Some advice for the censors: lighten up, fellas

Have the internet censors up north lost their marbles? Someone e-mailed a picture of Kashmir's scenic Dal Lake to family members, including one who was in Beijing at the time.

Have the internet censors up north lost their marbles? Someone e-mailed a picture of Kashmir's scenic Dal Lake to family members, including one who was in Beijing at the time. He tried to view the picture, but this popped up instead: "The image has been removed for security reasons." It's a picture of a scenic lake, for heaven's sake, not a picture of the country's new aircraft carrier or "Long Hair" Leung Kwok-hung hurling bananas at a state leader. How can a simple picture of Dal Lake be a threat to security? Either the security czars have klutzes for censors or the czars themselves are klutzes. This is a country that's supposedly opening up with free trade zones and stock exchange linkages. Why get so jumpy over a picture of a lake? Here's Public Eye's advice to the censors: lighten up, fellas.

 

A hunger strike? Really? Looked to us more like a nutritious liquid diet. Gandhi would have been amused. Bobby Sands probably turned in his grave laughing. If what the pan-democrats did for 16 days outside HSBC is called a hunger strike, we recommend it to all obese people. The fast to push for democracy began with 17 pan-democrats taking part.
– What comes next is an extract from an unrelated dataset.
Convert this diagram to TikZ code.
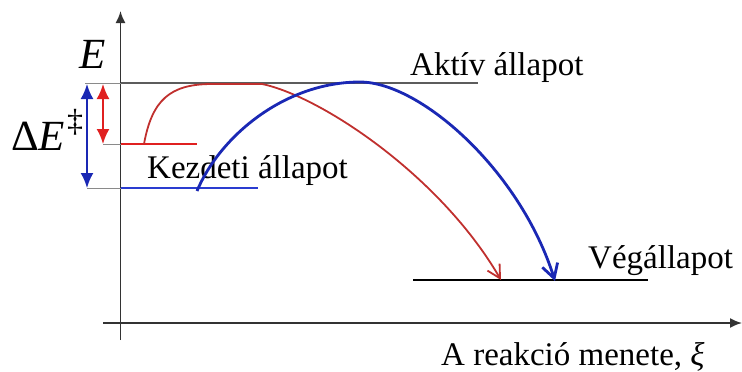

But it was more a feast of sports drinks than a fast. Even then, most of the fasters gave up within a few days, claiming fatigue and fainting. Only three remained when the so-called hunger strike was called off 16 days later. No wonder they drew smirks from the media and ridicule from radical democrats. Let's face it: our fearless fighters for democracy are more attuned to fine wine in the august dining room of the Legislative Council than fasting Gandhi-style.

 

Has the dog poisoner morphed into a cat killer? Or has he (or she) inspired copycats? Last Sunday's mass killing of six cats was not the first time innocent and defenceless animals have suffered such a cruel fate. We've had cats kicked around like a football, strung up and tortured, and hundreds of dogs poisoned. Are we becoming a city of sadists? Public Eye is no big fan of dogs. We don't particularly enjoy stepping in dog poop or being kept awake by incessant barking. Whenever we vent fury about this, dog lovers come down on us like a tonne of bricks as if we're the instigator, not the victim. But much as we dislike barking dogs, we're disgusted by whackos who poison dogs and torture cats. To all you whackos out there: get help.

 

It's business but there's still something unsavoury about a landlord so drunk with greed that he kicks out a kindergarten whose offer to double the rent still wasn't good enough. That happened in Tin Shui Wai last week. What should parents tell their children whose young lives were suddenly disrupted? That this is Hong Kong, where half a million dollars a month still won't do for a kindergarten? Where kindergartens price out each other in the chase for dollars? Where landlords don't give a fig (we'd like to use a stronger word but aren't allowed to) about kids being displaced? We find such greed as repulsive as cat killers.